** Start SUPPLIED DATA **

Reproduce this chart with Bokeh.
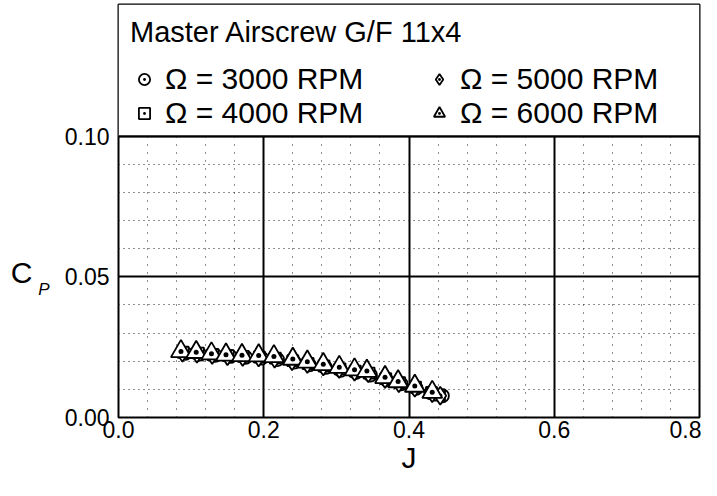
from bokeh.plotting import figure
from bokeh.models import (Range1d, FixedTicker, PrintfTickFormatter, Legend, LegendItem,
                          BoxAnnotation, Span, LinearAxis)
from bokeh.embed import file_html
from bokeh.resources import INLINE

# ---------------- data ----------------
TITLE = "Master Airscrew G/F 11x4"
LABELS = ["\u03a9 = 3000 RPM", "\u03a9 = 4000 RPM", "\u03a9 = 5000 RPM", "\u03a9 = 6000 RPM"]

J_3000 = [0.092, 0.112, 0.133, 0.154, 0.175, 0.197, 0.219, 0.242, 0.263, 0.285,
          0.306, 0.327, 0.347, 0.369, 0.389, 0.410, 0.430, 0.446]
CP_3000 = [0.0228, 0.0225, 0.0221, 0.0217, 0.0214, 0.0211, 0.0206, 0.0197, 0.0187, 0.0178,
           0.0168, 0.0160, 0.0151, 0.0134, 0.0120, 0.0104, 0.0088, 0.0077]

J_4000 = [0.089, 0.110, 0.130, 0.151, 0.172, 0.194, 0.216, 0.240, 0.261, 0.283,
          0.305, 0.326, 0.345, 0.368, 0.387, 0.409, 0.431, 0.442]
CP_4000 = [0.0232, 0.0229, 0.0224, 0.0220, 0.0217, 0.0215, 0.0211, 0.0202, 0.0192, 0.0183,
           0.0173, 0.0165, 0.0158, 0.0138, 0.0124, 0.0108, 0.0089, 0.0080]

J_5000 = [0.088, 0.108, 0.129, 0.150, 0.171, 0.193, 0.215, 0.239, 0.260, 0.282,
          0.304, 0.325, 0.344, 0.367, 0.386, 0.408, 0.432, 0.443]
CP_5000 = [0.0230, 0.0227, 0.0222, 0.0218, 0.0215, 0.0213, 0.0209, 0.0200, 0.0190, 0.0181,
           0.0172, 0.0163, 0.0157, 0.0137, 0.0122, 0.0106, 0.0086, 0.0077]

J_6000 = [0.086, 0.107, 0.128, 0.148, 0.170, 0.193, 0.214, 0.240, 0.260, 0.282,
          0.304, 0.325, 0.342, 0.367, 0.385, 0.408, 0.432]
CP_6000 = [0.0235, 0.0232, 0.0227, 0.0223, 0.0221, 0.0220, 0.0217, 0.0208, 0.0198, 0.0189,
           0.0179, 0.0170, 0.0165, 0.0143, 0.0128, 0.0112, 0.0090]

X_TICKS = [0.0, 0.2, 0.4, 0.6, 0.8]
X_MINOR = [0.04, 0.08, 0.12, 0.16, 0.24, 0.28, 0.32, 0.36, 0.44, 0.48, 0.52, 0.56,
           0.64, 0.68, 0.72, 0.76]
Y_TICKS = [0.0, 0.05, 0.10]
Y_MINOR = [0.01, 0.02, 0.03, 0.04, 0.06, 0.07, 0.08, 0.09]
Y_TOP = 0.1468          # extra headroom above 0.10 holds the legend panel
C_AT, P_AT = 0.0517, 0.0455   # vertical anchors of the "C" and subscript "P" of the y title

FONT = "Liberation Sans"

# ---------------- figure ----------------
p = figure(width=701, height=480, output_backend="svg", toolbar_location=None,
           x_range=Range1d(0, 0.8), y_range=Range1d(0, Y_TOP),
           min_border_left=118, min_border_right=2, min_border_top=4, min_border_bottom=63)
p.outline_line_color = "black"
p.outline_line_width = 2
p.outline_line_alpha = 1
p.background_fill_color = "white"
p.border_fill_color = "white"

xt = FixedTicker(ticks=X_TICKS, minor_ticks=X_MINOR)
yt = FixedTicker(ticks=Y_TICKS, minor_ticks=Y_MINOR)
p.xaxis.ticker = xt
p.yaxis.ticker = yt
p.xgrid.ticker = xt
p.ygrid.ticker = yt

for g, dash in ((p.xgrid, "1 7"), (p.ygrid, "1 4")):
    g.grid_line_color = "black"
    g.grid_line_width = 2
    g.grid_line_alpha = 1
    g.minor_grid_line_color = "#222222"
    g.minor_grid_line_width = 1
    g.minor_grid_line_dash = dash

for ax in (p.xaxis, p.yaxis):
    ax.axis_line_color = None
    ax.major_tick_line_color = None
    ax.minor_tick_line_color = None
    ax.major_tick_out = 0
    ax.minor_tick_out = 0
    ax.major_label_text_font = FONT
    ax.major_label_text_font_size = "23px"
    ax.major_label_text_color = "black"
p.xaxis.formatter = PrintfTickFormatter(format="%.1f")
p.yaxis.formatter = PrintfTickFormatter(format="%.2f")
p.xaxis.major_label_standoff = 3
p.yaxis.major_label_standoff = 9

p.xaxis.axis_label = "J"
p.xaxis.axis_label_text_font = FONT
p.xaxis.axis_label_text_font_size = "30px"
p.xaxis.axis_label_text_font_style = "normal"
p.xaxis.axis_label_text_color = "black"
p.xaxis.axis_label_standoff = 0


def title_axis(pos, text, size, style, standoff):
    return LinearAxis(ticker=FixedTicker(ticks=[pos]), major_label_overrides={pos: text},
                      major_label_text_font=FONT, major_label_text_font_size=size,
                      major_label_text_font_style=style, major_label_text_color="black",
                      major_label_standoff=standoff, axis_line_color=None,
                      major_tick_line_color=None, minor_tick_line_color=None,
                      major_tick_out=0, minor_tick_out=0, major_tick_in=0, minor_tick_in=0)


p.add_layout(title_axis(P_AT, "P", "17px", "italic", 12), "left")
p.add_layout(title_axis(C_AT, "C", "30px", "normal", 3), "left")

# blank the legend panel above 0.10
p.add_layout(BoxAnnotation(bottom=Y_TICKS[-1], fill_color="white", fill_alpha=1,
                           line_color=None, level="underlay"))
p.add_layout(Span(location=Y_TICKS[-1], dimension="width", line_color="black",
                  line_width=2, level="underlay"))

marker_style = dict(fill_color="white", line_color="black", line_width=1.8)
MARKERS = [("circle_dot", 13), ("square_dot", 11), ("diamond_dot", 18), ("triangle_dot", 20)]
SERIES = [(J_3000, CP_3000), (J_4000, CP_4000), (J_5000, CP_5000), (J_6000, CP_6000)]
renderers = [p.scatter(jx, cy, marker=m, size=s, **marker_style)
             for (m, s), (jx, cy) in zip(MARKERS, SERIES)]

legend = Legend(
    items=[LegendItem(label=LABELS[i], renderers=[r]) for i, r in enumerate(renderers)],
    location="top_left", title=TITLE, orientation="vertical", nrows=2,
    title_text_font=FONT, title_text_font_size="29px", title_text_font_style="normal",
    title_text_color="black", title_standoff=13,
    label_text_font=FONT, label_text_font_size="30px", label_text_color="black",
    glyph_width=28, glyph_height=28, label_standoff=7, label_width=260,
    spacing=0, padding=10, margin=12,
    border_line_color=None, background_fill_alpha=0,
)
p.add_layout(legend)

open("out.html", "w").write(file_html(p, INLINE))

** End SUPPLIED DATA **

PROBLEM STATEMENT ▸ Write out the data precisely as given, excluding the pictures.

RESPONSE ▸
Reproduce this chart with Bokeh.
from bokeh.plotting import figure
from bokeh.models import (Range1d, FixedTicker, PrintfTickFormatter, Legend, LegendItem,
                          BoxAnnotation, Span, LinearAxis)
from bokeh.embed import file_html
from bokeh.resources import INLINE

# ---------------- data ----------------
TITLE = "Master Airscrew G/F 11x4"
LABELS = ["\u03a9 = 3000 RPM", "\u03a9 = 4000 RPM", "\u03a9 = 5000 RPM", "\u03a9 = 6000 RPM"]

J_3000 = [0.092, 0.112, 0.133, 0.154, 0.175, 0.197, 0.219, 0.242, 0.263, 0.285,
          0.306, 0.327, 0.347, 0.369, 0.389, 0.410, 0.430, 0.446]
CP_3000 = [0.0228, 0.0225, 0.0221, 0.0217, 0.0214, 0.0211, 0.0206, 0.0197, 0.0187, 0.0178,
           0.0168, 0.0160, 0.0151, 0.0134, 0.0120, 0.0104, 0.0088, 0.0077]

J_4000 = [0.089, 0.110, 0.130, 0.151, 0.172, 0.194, 0.216, 0.240, 0.261, 0.283,
          0.305, 0.326, 0.345, 0.368, 0.387, 0.409, 0.431, 0.442]
CP_4000 = [0.0232, 0.0229, 0.0224, 0.0220, 0.0217, 0.0215, 0.0211, 0.0202, 0.0192, 0.0183,
           0.0173, 0.0165, 0.0158, 0.0138, 0.0124, 0.0108, 0.0089, 0.0080]

J_5000 = [0.088, 0.108, 0.129, 0.150, 0.171, 0.193, 0.215, 0.239, 0.260, 0.282,
          0.304, 0.325, 0.344, 0.367, 0.386, 0.408, 0.432, 0.443]
CP_5000 = [0.0230, 0.0227, 0.0222, 0.0218, 0.0215, 0.0213, 0.0209, 0.0200, 0.0190, 0.0181,
           0.0172, 0.0163, 0.0157, 0.0137, 0.0122, 0.0106, 0.0086, 0.0077]

J_6000 = [0.086, 0.107, 0.128, 0.148, 0.170, 0.193, 0.214, 0.240, 0.260, 0.282,
          0.304, 0.325, 0.342, 0.367, 0.385, 0.408, 0.432]
CP_6000 = [0.0235, 0.0232, 0.0227, 0.0223, 0.0221, 0.0220, 0.0217, 0.0208, 0.0198, 0.0189,
           0.0179, 0.0170, 0.0165, 0.0143, 0.0128, 0.0112, 0.0090]

X_TICKS = [0.0, 0.2, 0.4, 0.6, 0.8]
X_MINOR = [0.04, 0.08, 0.12, 0.16, 0.24, 0.28, 0.32, 0.36, 0.44, 0.48, 0.52, 0.56,
           0.64, 0.68, 0.72, 0.76]
Y_TICKS = [0.0, 0.05, 0.10]
Y_MINOR = [0.01, 0.02, 0.03, 0.04, 0.06, 0.07, 0.08, 0.09]
Y_TOP = 0.1468          # extra headroom above 0.10 holds the legend panel
C_AT, P_AT = 0.0517, 0.0455   # vertical anchors of the "C" and subscript "P" of the y title

FONT = "Liberation Sans"

# ---------------- figure ----------------
p = figure(width=701, height=480, output_backend="svg", toolbar_location=None,
           x_range=Range1d(0, 0.8), y_range=Range1d(0, Y_TOP),
           min_border_left=118, min_border_right=2, min_border_top=4, min_border_bottom=63)
p.outline_line_color = "black"
p.outline_line_width = 2
p.outline_line_alpha = 1
p.background_fill_color = "white"
p.border_fill_color = "white"

xt = FixedTicker(ticks=X_TICKS, minor_ticks=X_MINOR)
yt = FixedTicker(ticks=Y_TICKS, minor_ticks=Y_MINOR)
p.xaxis.ticker = xt
p.yaxis.ticker = yt
p.xgrid.ticker = xt
p.ygrid.ticker = yt

for g, dash in ((p.xgrid, "1 7"), (p.ygrid, "1 4")):
    g.grid_line_color = "black"
    g.grid_line_width = 2
    g.grid_line_alpha = 1
    g.minor_grid_line_color = "#222222"
    g.minor_grid_line_width = 1
    g.minor_grid_line_dash = dash

for ax in (p.xaxis, p.yaxis):
    ax.axis_line_color = None
    ax.major_tick_line_color = None
    ax.minor_tick_line_color = None
    ax.major_tick_out = 0
    ax.minor_tick_out = 0
    ax.major_label_text_font = FONT
    ax.major_label_text_font_size = "23px"
    ax.major_label_text_color = "black"
p.xaxis.formatter = PrintfTickFormatter(format="%.1f")
p.yaxis.formatter = PrintfTickFormatter(format="%.2f")
p.xaxis.major_label_standoff = 3
p.yaxis.major_label_standoff = 9

p.xaxis.axis_label = "J"
p.xaxis.axis_label_text_font = FONT
p.xaxis.axis_label_text_font_size = "30px"
p.xaxis.axis_label_text_font_style = "normal"
p.xaxis.axis_label_text_color = "black"
p.xaxis.axis_label_standoff = 0


def title_axis(pos, text, size, style, standoff):
    return LinearAxis(ticker=FixedTicker(ticks=[pos]), major_label_overrides={pos: text},
                      major_label_text_font=FONT, major_label_text_font_size=size,
                      major_label_text_font_style=style, major_label_text_color="black",
                      major_label_standoff=standoff, axis_line_color=None,
                      major_tick_line_color=None, minor_tick_line_color=None,
                      major_tick_out=0, minor_tick_out=0, major_tick_in=0, minor_tick_in=0)


p.add_layout(title_axis(P_AT, "P", "17px", "italic", 12), "left")
p.add_layout(title_axis(C_AT, "C", "30px", "normal", 3), "left")

# blank the legend panel above 0.10
p.add_layout(BoxAnnotation(bottom=Y_TICKS[-1], fill_color="white", fill_alpha=1,
                           line_color=None, level="underlay"))
p.add_layout(Span(location=Y_TICKS[-1], dimension="width", line_color="black",
                  line_width=2, level="underlay"))

marker_style = dict(fill_color="white", line_color="black", line_width=1.8)
MARKERS = [("circle_dot", 13), ("square_dot", 11), ("diamond_dot", 18), ("triangle_dot", 20)]
SERIES = [(J_3000, CP_3000), (J_4000, CP_4000), (J_5000, CP_5000), (J_6000, CP_6000)]
renderers = [p.scatter(jx, cy, marker=m, size=s, **marker_style)
             for (m, s), (jx, cy) in zip(MARKERS, SERIES)]

legend = Legend(
    items=[LegendItem(label=LABELS[i], renderers=[r]) for i, r in enumerate(renderers)],
    location="top_left", title=TITLE, orientation="vertical", nrows=2,
    title_text_font=FONT, title_text_font_size="29px", title_text_font_style="normal",
    title_text_color="black", title_standoff=13,
    label_text_font=FONT, label_text_font_size="30px", label_text_color="black",
    glyph_width=28, glyph_height=28, label_standoff=7, label_width=260,
    spacing=0, padding=10, margin=12,
    border_line_color=None, background_fill_alpha=0,
)
p.add_layout(legend)

open("out.html", "w").write(file_html(p, INLINE))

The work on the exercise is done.